▸ GOAL OF THE EXERCISE
The data below should be restated word for word, with every picture omitted.

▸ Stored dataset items
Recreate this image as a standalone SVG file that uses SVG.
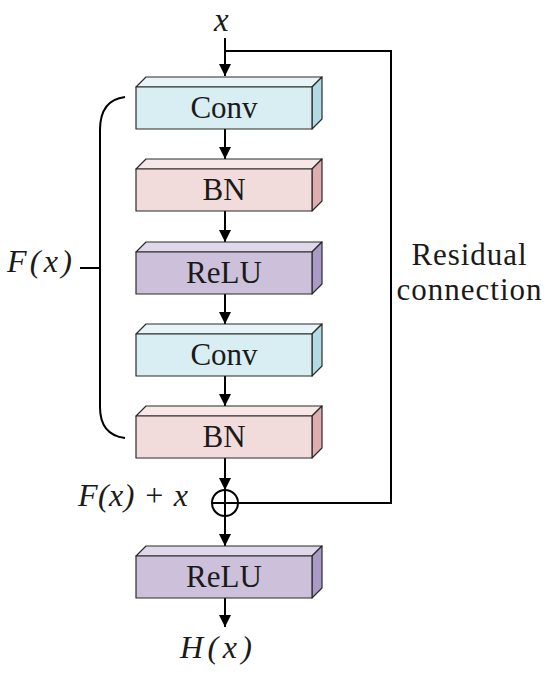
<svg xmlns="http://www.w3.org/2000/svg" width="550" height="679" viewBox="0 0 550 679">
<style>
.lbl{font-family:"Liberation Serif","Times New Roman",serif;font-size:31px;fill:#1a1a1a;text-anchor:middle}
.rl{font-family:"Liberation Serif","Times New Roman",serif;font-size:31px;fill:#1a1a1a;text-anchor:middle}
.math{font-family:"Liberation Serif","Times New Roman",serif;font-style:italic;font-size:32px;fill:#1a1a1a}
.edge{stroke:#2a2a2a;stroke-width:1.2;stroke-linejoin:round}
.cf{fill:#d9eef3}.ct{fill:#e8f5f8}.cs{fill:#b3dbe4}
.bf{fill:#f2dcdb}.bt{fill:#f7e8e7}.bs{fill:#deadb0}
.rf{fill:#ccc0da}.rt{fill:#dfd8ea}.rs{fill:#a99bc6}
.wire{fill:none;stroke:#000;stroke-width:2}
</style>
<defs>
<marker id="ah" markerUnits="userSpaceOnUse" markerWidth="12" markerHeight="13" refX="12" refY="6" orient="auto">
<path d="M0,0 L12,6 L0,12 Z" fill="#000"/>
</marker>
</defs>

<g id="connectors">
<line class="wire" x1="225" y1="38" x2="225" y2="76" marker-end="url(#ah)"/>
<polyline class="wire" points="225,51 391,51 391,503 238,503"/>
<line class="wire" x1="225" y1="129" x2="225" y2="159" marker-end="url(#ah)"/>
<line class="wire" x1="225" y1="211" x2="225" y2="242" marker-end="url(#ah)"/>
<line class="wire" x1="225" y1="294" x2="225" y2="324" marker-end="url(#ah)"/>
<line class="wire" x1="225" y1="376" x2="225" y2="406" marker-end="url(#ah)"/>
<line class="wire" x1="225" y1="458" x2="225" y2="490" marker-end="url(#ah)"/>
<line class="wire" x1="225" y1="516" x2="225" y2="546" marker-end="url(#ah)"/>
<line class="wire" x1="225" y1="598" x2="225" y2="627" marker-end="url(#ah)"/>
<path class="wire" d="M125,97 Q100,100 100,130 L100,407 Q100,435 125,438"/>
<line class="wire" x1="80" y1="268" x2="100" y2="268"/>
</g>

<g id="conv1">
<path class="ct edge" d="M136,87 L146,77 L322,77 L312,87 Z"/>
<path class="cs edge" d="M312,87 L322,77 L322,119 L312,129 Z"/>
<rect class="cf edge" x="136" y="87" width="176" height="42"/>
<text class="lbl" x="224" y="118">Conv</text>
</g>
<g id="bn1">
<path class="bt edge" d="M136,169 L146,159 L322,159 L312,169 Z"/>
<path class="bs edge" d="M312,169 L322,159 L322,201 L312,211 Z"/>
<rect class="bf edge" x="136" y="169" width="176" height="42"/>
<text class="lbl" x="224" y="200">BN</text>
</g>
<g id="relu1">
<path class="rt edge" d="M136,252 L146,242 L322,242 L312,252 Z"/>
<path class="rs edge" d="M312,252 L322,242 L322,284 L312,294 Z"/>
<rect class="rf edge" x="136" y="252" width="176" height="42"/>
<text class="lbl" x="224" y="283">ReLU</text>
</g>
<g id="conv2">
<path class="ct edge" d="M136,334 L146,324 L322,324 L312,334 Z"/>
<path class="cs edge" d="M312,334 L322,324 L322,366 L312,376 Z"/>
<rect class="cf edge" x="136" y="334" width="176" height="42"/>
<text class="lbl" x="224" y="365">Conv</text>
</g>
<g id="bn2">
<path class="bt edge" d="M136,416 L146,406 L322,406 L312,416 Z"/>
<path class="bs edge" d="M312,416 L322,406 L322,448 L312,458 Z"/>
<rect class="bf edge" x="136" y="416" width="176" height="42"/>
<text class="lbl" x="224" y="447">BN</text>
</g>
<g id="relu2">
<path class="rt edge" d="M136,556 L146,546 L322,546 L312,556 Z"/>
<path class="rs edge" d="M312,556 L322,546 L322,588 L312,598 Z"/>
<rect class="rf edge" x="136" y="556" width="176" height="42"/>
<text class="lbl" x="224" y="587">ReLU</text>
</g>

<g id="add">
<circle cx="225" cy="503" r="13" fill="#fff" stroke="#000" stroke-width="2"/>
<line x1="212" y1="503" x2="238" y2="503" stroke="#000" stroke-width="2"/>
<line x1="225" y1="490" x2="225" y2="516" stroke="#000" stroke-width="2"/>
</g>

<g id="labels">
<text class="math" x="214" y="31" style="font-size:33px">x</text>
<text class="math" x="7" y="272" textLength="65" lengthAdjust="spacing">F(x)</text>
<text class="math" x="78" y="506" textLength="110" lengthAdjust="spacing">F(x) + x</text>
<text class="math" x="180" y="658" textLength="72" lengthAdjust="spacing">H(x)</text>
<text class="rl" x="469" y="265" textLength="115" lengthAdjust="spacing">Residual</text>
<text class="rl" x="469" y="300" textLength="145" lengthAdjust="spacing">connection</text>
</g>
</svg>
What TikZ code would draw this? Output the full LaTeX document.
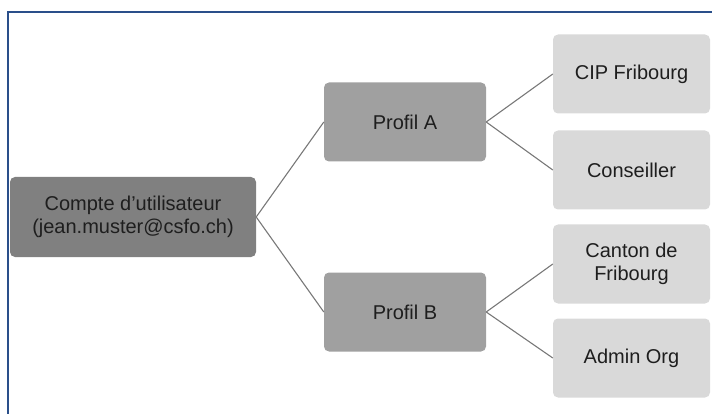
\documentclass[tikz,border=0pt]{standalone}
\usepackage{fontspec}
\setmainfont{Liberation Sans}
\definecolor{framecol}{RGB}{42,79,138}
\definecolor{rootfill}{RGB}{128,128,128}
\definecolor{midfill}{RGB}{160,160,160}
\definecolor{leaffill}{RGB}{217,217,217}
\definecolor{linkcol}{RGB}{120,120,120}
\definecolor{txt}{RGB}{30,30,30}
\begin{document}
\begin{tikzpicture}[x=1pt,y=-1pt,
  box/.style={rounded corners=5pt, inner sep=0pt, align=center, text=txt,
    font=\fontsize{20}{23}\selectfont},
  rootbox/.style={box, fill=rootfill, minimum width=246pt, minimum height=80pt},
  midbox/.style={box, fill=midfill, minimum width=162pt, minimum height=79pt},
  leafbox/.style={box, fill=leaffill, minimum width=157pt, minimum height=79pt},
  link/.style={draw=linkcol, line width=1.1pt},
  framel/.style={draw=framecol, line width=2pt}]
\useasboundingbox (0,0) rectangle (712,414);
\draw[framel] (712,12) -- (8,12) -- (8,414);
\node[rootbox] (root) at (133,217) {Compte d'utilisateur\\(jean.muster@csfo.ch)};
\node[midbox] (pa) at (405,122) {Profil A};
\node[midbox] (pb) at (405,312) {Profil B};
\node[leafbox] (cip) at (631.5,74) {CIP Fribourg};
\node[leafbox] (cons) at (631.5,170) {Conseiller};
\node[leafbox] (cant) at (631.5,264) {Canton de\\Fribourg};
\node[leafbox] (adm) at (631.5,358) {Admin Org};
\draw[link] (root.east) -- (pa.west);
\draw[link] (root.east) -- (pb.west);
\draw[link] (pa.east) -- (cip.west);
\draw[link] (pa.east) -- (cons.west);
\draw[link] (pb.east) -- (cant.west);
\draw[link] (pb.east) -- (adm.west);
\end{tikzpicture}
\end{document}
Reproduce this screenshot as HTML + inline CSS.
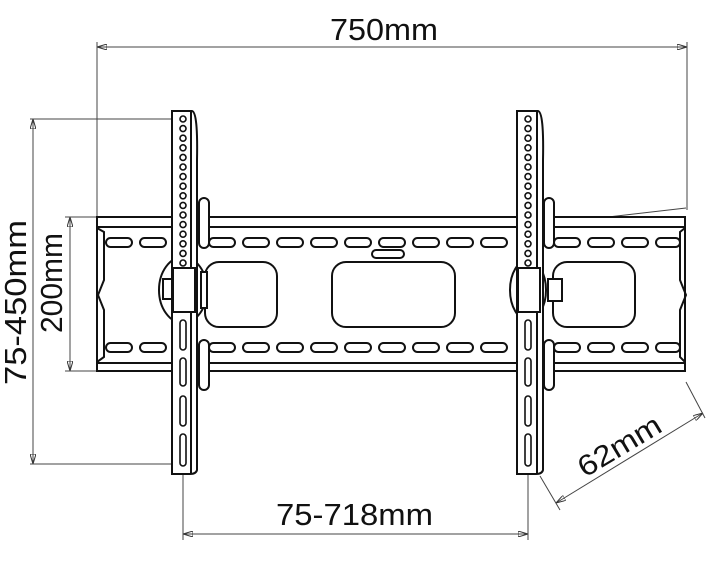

▸ SOLUTION FOR THIS EXERCISE
Recreate this image as a standalone SVG file that uses SVG.
<svg xmlns="http://www.w3.org/2000/svg" width="550" height="679" viewBox="0 0 550 679">
<style>
.lbl{font-family:"Liberation Serif","Times New Roman",serif;font-size:31px;fill:#1a1a1a;text-anchor:middle}
.rl{font-family:"Liberation Serif","Times New Roman",serif;font-size:31px;fill:#1a1a1a;text-anchor:middle}
.math{font-family:"Liberation Serif","Times New Roman",serif;font-style:italic;font-size:32px;fill:#1a1a1a}
.edge{stroke:#2a2a2a;stroke-width:1.2;stroke-linejoin:round}
.cf{fill:#d9eef3}.ct{fill:#e8f5f8}.cs{fill:#b3dbe4}
.bf{fill:#f2dcdb}.bt{fill:#f7e8e7}.bs{fill:#deadb0}
.rf{fill:#ccc0da}.rt{fill:#dfd8ea}.rs{fill:#a99bc6}
.wire{fill:none;stroke:#000;stroke-width:2}
</style>
<defs>
<marker id="ah" markerUnits="userSpaceOnUse" markerWidth="12" markerHeight="13" refX="12" refY="6" orient="auto">
<path d="M0,0 L12,6 L0,12 Z" fill="#000"/>
</marker>
</defs>

<g id="connectors">
<line class="wire" x1="225" y1="38" x2="225" y2="76" marker-end="url(#ah)"/>
<polyline class="wire" points="225,51 391,51 391,503 238,503"/>
<line class="wire" x1="225" y1="129" x2="225" y2="159" marker-end="url(#ah)"/>
<line class="wire" x1="225" y1="211" x2="225" y2="242" marker-end="url(#ah)"/>
<line class="wire" x1="225" y1="294" x2="225" y2="324" marker-end="url(#ah)"/>
<line class="wire" x1="225" y1="376" x2="225" y2="406" marker-end="url(#ah)"/>
<line class="wire" x1="225" y1="458" x2="225" y2="490" marker-end="url(#ah)"/>
<line class="wire" x1="225" y1="516" x2="225" y2="546" marker-end="url(#ah)"/>
<line class="wire" x1="225" y1="598" x2="225" y2="627" marker-end="url(#ah)"/>
<path class="wire" d="M125,97 Q100,100 100,130 L100,407 Q100,435 125,438"/>
<line class="wire" x1="80" y1="268" x2="100" y2="268"/>
</g>

<g id="conv1">
<path class="ct edge" d="M136,87 L146,77 L322,77 L312,87 Z"/>
<path class="cs edge" d="M312,87 L322,77 L322,119 L312,129 Z"/>
<rect class="cf edge" x="136" y="87" width="176" height="42"/>
<text class="lbl" x="224" y="118">Conv</text>
</g>
<g id="bn1">
<path class="bt edge" d="M136,169 L146,159 L322,159 L312,169 Z"/>
<path class="bs edge" d="M312,169 L322,159 L322,201 L312,211 Z"/>
<rect class="bf edge" x="136" y="169" width="176" height="42"/>
<text class="lbl" x="224" y="200">BN</text>
</g>
<g id="relu1">
<path class="rt edge" d="M136,252 L146,242 L322,242 L312,252 Z"/>
<path class="rs edge" d="M312,252 L322,242 L322,284 L312,294 Z"/>
<rect class="rf edge" x="136" y="252" width="176" height="42"/>
<text class="lbl" x="224" y="283">ReLU</text>
</g>
<g id="conv2">
<path class="ct edge" d="M136,334 L146,324 L322,324 L312,334 Z"/>
<path class="cs edge" d="M312,334 L322,324 L322,366 L312,376 Z"/>
<rect class="cf edge" x="136" y="334" width="176" height="42"/>
<text class="lbl" x="224" y="365">Conv</text>
</g>
<g id="bn2">
<path class="bt edge" d="M136,416 L146,406 L322,406 L312,416 Z"/>
<path class="bs edge" d="M312,416 L322,406 L322,448 L312,458 Z"/>
<rect class="bf edge" x="136" y="416" width="176" height="42"/>
<text class="lbl" x="224" y="447">BN</text>
</g>
<g id="relu2">
<path class="rt edge" d="M136,556 L146,546 L322,546 L312,556 Z"/>
<path class="rs edge" d="M312,556 L322,546 L322,588 L312,598 Z"/>
<rect class="rf edge" x="136" y="556" width="176" height="42"/>
<text class="lbl" x="224" y="587">ReLU</text>
</g>

<g id="add">
<circle cx="225" cy="503" r="13" fill="#fff" stroke="#000" stroke-width="2"/>
<line x1="212" y1="503" x2="238" y2="503" stroke="#000" stroke-width="2"/>
<line x1="225" y1="490" x2="225" y2="516" stroke="#000" stroke-width="2"/>
</g>

<g id="labels">
<text class="math" x="214" y="31" style="font-size:33px">x</text>
<text class="math" x="7" y="272" textLength="65" lengthAdjust="spacing">F(x)</text>
<text class="math" x="78" y="506" textLength="110" lengthAdjust="spacing">F(x) + x</text>
<text class="math" x="180" y="658" textLength="72" lengthAdjust="spacing">H(x)</text>
<text class="rl" x="469" y="265" textLength="115" lengthAdjust="spacing">Residual</text>
<text class="rl" x="469" y="300" textLength="145" lengthAdjust="spacing">connection</text>
</g>
</svg>
What TikZ code would draw this? Output the full LaTeX document.
\documentclass[tikz,border=0pt]{standalone}
\usepackage{fontspec}
\setmainfont{Liberation Sans}
\definecolor{framecol}{RGB}{42,79,138}
\definecolor{rootfill}{RGB}{128,128,128}
\definecolor{midfill}{RGB}{160,160,160}
\definecolor{leaffill}{RGB}{217,217,217}
\definecolor{linkcol}{RGB}{120,120,120}
\definecolor{txt}{RGB}{30,30,30}
\begin{document}
\begin{tikzpicture}[x=1pt,y=-1pt,
  box/.style={rounded corners=5pt, inner sep=0pt, align=center, text=txt,
    font=\fontsize{20}{23}\selectfont},
  rootbox/.style={box, fill=rootfill, minimum width=246pt, minimum height=80pt},
  midbox/.style={box, fill=midfill, minimum width=162pt, minimum height=79pt},
  leafbox/.style={box, fill=leaffill, minimum width=157pt, minimum height=79pt},
  link/.style={draw=linkcol, line width=1.1pt},
  framel/.style={draw=framecol, line width=2pt}]
\useasboundingbox (0,0) rectangle (712,414);
\draw[framel] (712,12) -- (8,12) -- (8,414);
\node[rootbox] (root) at (133,217) {Compte d'utilisateur\\(jean.muster@csfo.ch)};
\node[midbox] (pa) at (405,122) {Profil A};
\node[midbox] (pb) at (405,312) {Profil B};
\node[leafbox] (cip) at (631.5,74) {CIP Fribourg};
\node[leafbox] (cons) at (631.5,170) {Conseiller};
\node[leafbox] (cant) at (631.5,264) {Canton de\\Fribourg};
\node[leafbox] (adm) at (631.5,358) {Admin Org};
\draw[link] (root.east) -- (pa.west);
\draw[link] (root.east) -- (pb.west);
\draw[link] (pa.east) -- (cip.west);
\draw[link] (pa.east) -- (cons.west);
\draw[link] (pb.east) -- (cant.west);
\draw[link] (pb.east) -- (adm.west);
\end{tikzpicture}
\end{document}
Reproduce this screenshot as HTML + inline CSS.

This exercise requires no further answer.